Mortgage interest deduction

Under this bedrock of the housing industry, the mortgage interest paid by owner-occupants of homes may be claimed as a non-business deduction, up to a limit. But the more expensive the home, the larger the tax benefit.

$98.5

Capital Gains and Dividends

These are profits and gains from financial instruments that are taxed at a 15 percent rate, and go disproportionately to high income households. Three-fourths of the benefit in reduced taxes went to the top 1 percent of U.S. households in 2011.

$77

Tax-free contributions to savings and retirement plans

Federal tax policy encourages long term savings, including the net exclusion of contributions to and earnings of employer-provided and individual pension plans. Those include 401(k) plans, Individual Retirement Accounts (IRAs), the savers’ credit, and Keogh plans.

$67.6

Favorable treatment of capital gains at death

This so-called step-up in basis of capital gains provides a boon to heirs by precluding assets from being taxed on any gains accrued, but not realized, at the death of the owner. In short, heirs escape taxation on the amount that an asset in an estate appreciated from the time it was purchased

$61.5

Exclusion of net imputed rental income

While homeowners obviously don’t have to pay themselves rent, there is an implied rental income benefit of ownership that normally would be considered taxable income. The current law allows an exclusion from taxable income for the implicit gross rental income on housing services.

$50.6

Deductions of state and local property taxes on owner-occupied homes

Homeowners who itemize may deduct the amount of property taxes they paid, while non-itemizers may take a deduction in addition to the standard deduction of $250 for single filers and $500 for joint filers.
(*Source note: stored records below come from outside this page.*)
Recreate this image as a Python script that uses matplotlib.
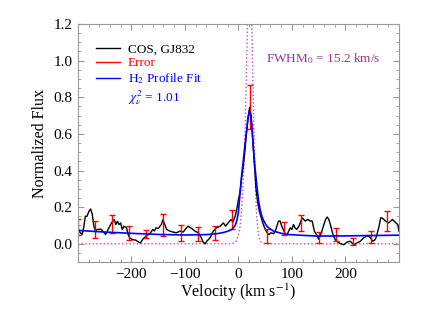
import matplotlib.pyplot as plt
from matplotlib.lines import Line2D
from matplotlib.ticker import MultipleLocator

plt.rcParams['font.family'] = ['Liberation Serif', 'DejaVu Serif']
plt.rcParams['mathtext.fontset'] = 'stix'

# COS spectrum (km/s, normalized flux)
vel = [-300, -298, -292, -289, -286, -283, -279, -276, -273, -270, -267, -264,
       -257, -251, -248, -245, -242, -237, -232, -229, -226, -223, -220, -217,
       -214, -209, -206, -203, -198, -192, -186, -183, -179, -173, -168, -164,
       -160, -157, -154, -150, -144, -141, -134, -128, -122, -116, -109, -103,
       -97, -94, -87, -81, -75, -69, -66, -62, -59, -53, -47, -41, -34, -31,
       -28, -24, -19, -14, -10, -6, -3, 0, 3, 6, 9, 12, 15, 18, 21, 24, 27,
       30, 33, 36, 39, 42, 45, 48, 51, 54, 57, 61, 66, 69, 72, 75, 78, 81, 84,
       88, 91, 94, 97, 100, 103, 106, 109, 113, 116, 119, 122, 125, 130, 134,
       138, 142, 147, 150, 153, 156, 159, 163, 166, 169, 172, 175, 178, 181,
       184, 191, 197, 203, 209, 212, 216, 222, 228, 234, 241, 247, 251, 256,
       259, 263, 266, 269, 275, 281, 288, 294, 298, 300]
flux = [0.096, 0.069, 0.05, 0.089, 0.15, 0.15, 0.178, 0.19, 0.16, 0.096, 0.069,
        0.078, 0.08, 0.062, 0.05, 0.069, 0.087, 0.114, 0.132, 0.105, 0.123,
        0.105, 0.114, 0.078, 0.096, 0.087, 0.05, 0.032, 0.023, 0.02, 0.009,
        0.005, 0.023, 0.041, 0.05, 0.06, 0.078, 0.07, 0.087, 0.083, 0.105,
        0.132, 0.078, 0.069, 0.064, 0.06, 0.069, 0.064, 0.087, 0.096, 0.083,
        0.069, 0.06, 0.032, 0.009, 0.0, 0.014, 0.032, 0.069, 0.087, 0.096,
        0.105, 0.114, 0.096, 0.114, 0.132, 0.12, 0.15, 0.187, 0.24, 0.28,
        0.36, 0.42, 0.50, 0.60, 0.68, 0.745, 0.70, 0.56, 0.43, 0.30, 0.23,
        0.18, 0.15, 0.12, 0.095, 0.075, 0.06, 0.05, 0.06, 0.055, 0.069, 0.096,
        0.124, 0.124, 0.096, 0.078, 0.05, 0.05, 0.069, 0.087, 0.078, 0.105,
        0.087, 0.078, 0.096, 0.115, 0.142, 0.133, 0.124, 0.133, 0.124, 0.124,
        0.069, 0.045, 0.025, 0.045, 0.069, 0.096, 0.133, 0.146, 0.133, 0.105,
        0.069, 0.041, 0.023, 0.014, 0.0, -0.005, 0.009, 0.014, 0.005, -0.005,
        0.005, 0.014, 0.032, 0.045, 0.032, 0.014, 0.023, 0.05, 0.096, 0.142,
        0.14, 0.124, 0.114, 0.133, 0.115, 0.105, 0.069]

# error bars: velocity, lower and upper flux
err_v = [-299, -268, -237, -204, -172, -141, -108, -76, -44, -11, 21, 53, 86,
         117, 150, 183, 215, 247, 278]
err_lo = [0.05, 0.033, 0.06, 0.018, 0.033, 0.042, 0.014, 0.014, 0.023, 0.078,
          0.625, 0.002, 0.047, 0.069, 0.002, 0.014, -0.009, 0.002, 0.069]
err_hi = [0.133, 0.124, 0.156, 0.096, 0.073, 0.16, 0.10, 0.09, 0.096, 0.187,
          0.865, 0.078, 0.118, 0.156, 0.063, 0.087, 0.033, 0.069, 0.178]

# H2 profile fit
fit_v = [-300, -250, -200, -150, -100, -60, -40, -30, -20, -12, -6, -3, 0, 3,
         6, 9.4, 12, 15.8, 18, 20.6, 23, 25, 27, 29, 31.3, 34.5, 37.5, 40.7,
         44, 47, 53, 60, 66, 80, 91, 120, 147, 200, 250, 300]
fit_f = [0.073, 0.064, 0.057, 0.051, 0.048, 0.05, 0.055, 0.06, 0.068, 0.078,
         0.10, 0.124, 0.17, 0.27, 0.37, 0.46, 0.53, 0.63, 0.69, 0.725, 0.70,
         0.65, 0.57, 0.49, 0.41, 0.32, 0.24, 0.187, 0.15, 0.128, 0.096, 0.08,
         0.069, 0.057, 0.051, 0.046, 0.042, 0.043, 0.045, 0.047]

# intrinsic profile (FWHM 15.2 km/s)
int_v = [-300, -15, -8, -4, 0, 3, 6, 9, 12, 15, 17, 19, 21, 23, 25, 27, 30,
         32.6, 34.5, 37.5, 40, 43, 50, 300]
int_f = [0.0, 0.0, 0.004, 0.015, 0.045, 0.09, 0.19, 0.33, 0.55, 0.92, 1.2,
         1.38, 1.45, 1.38, 1.2, 0.92, 0.5, 0.25, 0.14, 0.05, 0.02, 0.007, 0.0,
         0.0]

fig = plt.figure(figsize=(4.23, 3.12), dpi=100)
ax = fig.add_axes([0.184, 0.16, 0.759, 0.763])

ax.plot(int_v, int_f, color='#cc44cc', linestyle=':', linewidth=1.0)
ax.plot(vel, flux, color='black', linewidth=1.0)
mid = [(a + b) / 2 for a, b in zip(err_lo, err_hi)]
half = [(b - a) / 2 for a, b in zip(err_lo, err_hi)]
ax.errorbar(err_v, mid, yerr=half, fmt='none', ecolor='red', elinewidth=1.0,
            capsize=2.5, capthick=1.0)
ax.plot(fit_v, fit_f, color='blue', linewidth=1.2)

ax.set_xlim(-300, 300)
ax.set_ylim(-0.1, 1.2)
ax.set_xticks([-200, -100, 0, 100, 200])
ax.set_xticklabels(['\u2212200', '\u2212100', '0', '100', '200'])
ax.set_yticks([0.0, 0.2, 0.4, 0.6, 0.8, 1.0, 1.2])
ax.xaxis.set_minor_locator(MultipleLocator(20))
ax.yaxis.set_minor_locator(MultipleLocator(0.05))
ax.tick_params(which='both', direction='in', top=True, right=True,
               color='#999999', labelsize=11, pad=4)
ax.tick_params(which='major', length=4)
ax.tick_params(which='minor', length=2)
for spine in ax.spines.values():
    spine.set_edgecolor('#999999')
    spine.set_linewidth(0.8)

ax.set_xlabel('Velocity (km s$^{-1}$)', fontsize=11.5, labelpad=1)
ax.set_ylabel('Normalized Flux', fontsize=11.5, labelpad=4)

# legend
handles = [Line2D([], [], color='black', lw=1.0),
           Line2D([], [], color='red', lw=1.0),
           Line2D([], [], color='blue', lw=1.0),
           Line2D([], [], color='none')]
labels = ['COS, GJ832', 'Error', 'H$_2$ Profile Fit', r'$\chi^2_\nu$ = 1.01']
ax.legend(handles, labels, loc='upper left', bbox_to_anchor=(0.02, 0.97),
          frameon=False, fontsize=9.5, handlelength=1.8, handletextpad=0.6,
          labelspacing=0.15, labelcolor=['black', 'red', 'blue', 'blue'])

ax.text(52, 1.01, 'FWHM$_0$ = 15.2 km/s', color='#993399', fontsize=9.5,
        va='center', ha='left')

fig.savefig('out.png', dpi=100)
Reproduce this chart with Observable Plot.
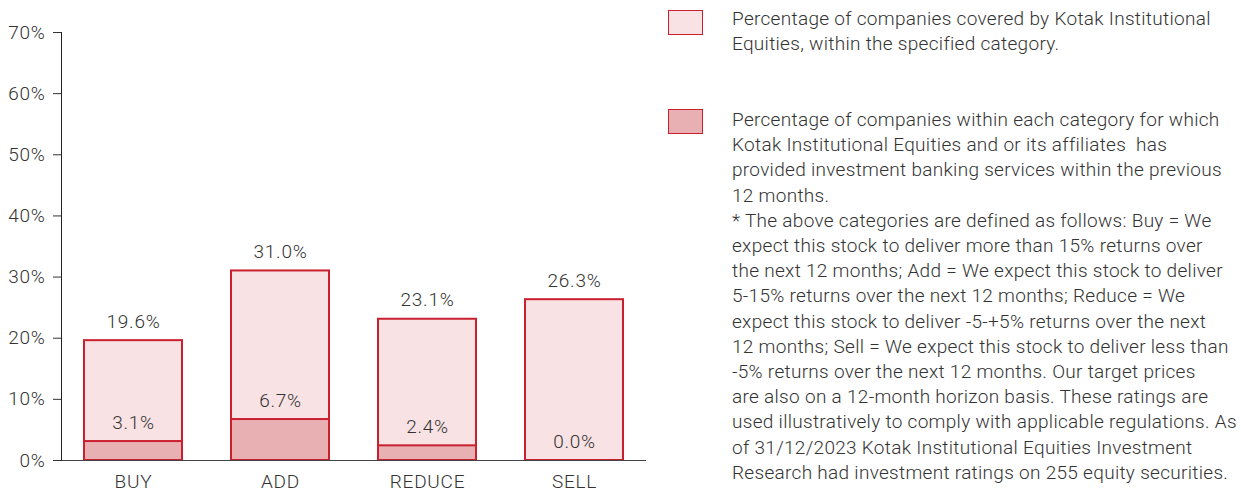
<!DOCTYPE html>
<html>
<head>
<meta charset="utf-8">
<script src="https://cdn.jsdelivr.net/npm/d3@7"></script>
<script src="https://cdn.jsdelivr.net/npm/@observablehq/plot@0.6"></script>
<style>
  body { margin: 0; background: #fff; font-family: Roboto, "Noto Sans", sans-serif; font-weight: 300; overflow: hidden; }
  #wrap { position: relative; width: 1241px; height: 491px; }
  #chart { position: absolute; left: 0; top: 0; }
  #chart svg { overflow: visible; }
  #chart svg text { letter-spacing: 0.75px; }
  .leg { position: absolute; left: 668px; color: #333; font-size: 19px; line-height: 25.2px; letter-spacing: 0.3px; }
  .sw { position: absolute; left: 0; width: 35px; height: 25px; border: 1.5px solid #c9202f; box-sizing: border-box; }
  .tx { position: absolute; left: 64px; white-space: nowrap; }
</style>
</head>
<body>
<div id="wrap">
  <div id="chart"></div>
  <div class="leg" style="top:0">
    <div class="sw" style="top:10px; background:#f9e2e4"></div>
    <div class="tx" style="top:6px">Percentage of companies covered by Kotak Institutional<br>Equities, within the specified category.</div>
  </div>
  <div class="leg" style="top:0">
    <div class="sw" style="top:109px; background:#e8b0b3"></div>
    <div class="tx" style="top:107px">Percentage of companies within each category for which<br>Kotak Institutional Equities and or its affiliates&nbsp; has<br>provided investment banking services within the previous<br>12 months.<br>* The above categories are defined as follows: Buy = We<br>expect this stock to deliver more than 15% returns over<br>the next 12 months; Add = We expect this stock to deliver<br>5-15% returns over the next 12 months; Reduce = We<br>expect this stock to deliver -5-+5% returns over the next<br>12 months; Sell = We expect this stock to deliver less than<br>-5% returns over the next 12 months. Our target prices<br>are also on a 12-month horizon basis. These ratings are<br>used illustratively to comply with applicable regulations. As<br>of 31/12/2023 Kotak Institutional Equities Investment<br>Research had investment ratings on 255 equity securities.</div>
  </div>
</div>
<script>
const categories = ["BUY", "ADD", "REDUCE", "SELL"];
const coverage = [19.6, 31.0, 23.1, 26.3];
const ibServices = [3.1, 6.7, 2.4, 0.0];
const yTicks = [0, 10, 20, 30, 40, 50, 60, 70];

const rows = categories.map((c, i) => ({cat: c, cov: coverage[i], ib: ibServices[i]}));
const stroke = "#c9202f";
const txt = "#333";

const plot = Plot.plot({
  width: 660,
  height: 491,
  marginLeft: 61,
  marginRight: 14,
  marginTop: 32,
  marginBottom: 31,
  style: {fontFamily: "Roboto, sans-serif", fontSize: "19px", fontWeight: 300, color: txt},
  x: {domain: categories, paddingInner: 0.333, paddingOuter: 0.156, label: null, tickSize: 0, tickPadding: 14},
  y: {domain: [0, 70], ticks: yTicks, tickFormat: d => d + "%", label: null, tickSize: 8, tickPadding: 8},
  marks: [
    Plot.barY(rows, {x: "cat", y: "cov", fill: "#f9e2e4", stroke: stroke, strokeWidth: 2}),
    Plot.barY(rows, {x: "cat", y: "ib", fill: "#e8b0b3", stroke: stroke, strokeWidth: 2}),
    Plot.ruleY([0], {stroke: "#444", strokeWidth: 1}),
    Plot.frame({anchor: "left", stroke: "#222", strokeWidth: 1}),
    Plot.text(rows, {x: "cat", y: "cov", text: d => d.cov.toFixed(1) + "%", dy: -19, fill: txt, fontSize: 19, fontWeight: 300}),
    Plot.text(rows, {x: "cat", y: "ib", text: d => d.ib.toFixed(1) + "%", dy: -19, fill: txt, fontSize: 19, fontWeight: 300})
  ]
});
document.getElementById("chart").appendChild(plot);
</script>
</body>
</html>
The biggest beneficiaries are wealthy property owners and residents of high-tax states.

$48.6

Employer Plan Deductions

These apply to employment-based retirement plans, such as defined-benefit plans, other than 401(k)s and IRAs.

$45.2

Charitable contribution deductions

The Internal Revenue Service allows taxpayers to deduct charitable contributions to nonprofit educational institutions, nonprofit health institutions, and organizations Because of the progressivity of the tax system, the deduction is worth more to wealthy taxpayers than to poorer one.

$43.1

Capital gains exclusion on home sales

When you sell your primary residence, you can make up to $250,000 in profit if you're a single owner and twice that if you're married, and not owe any capital gains taxes.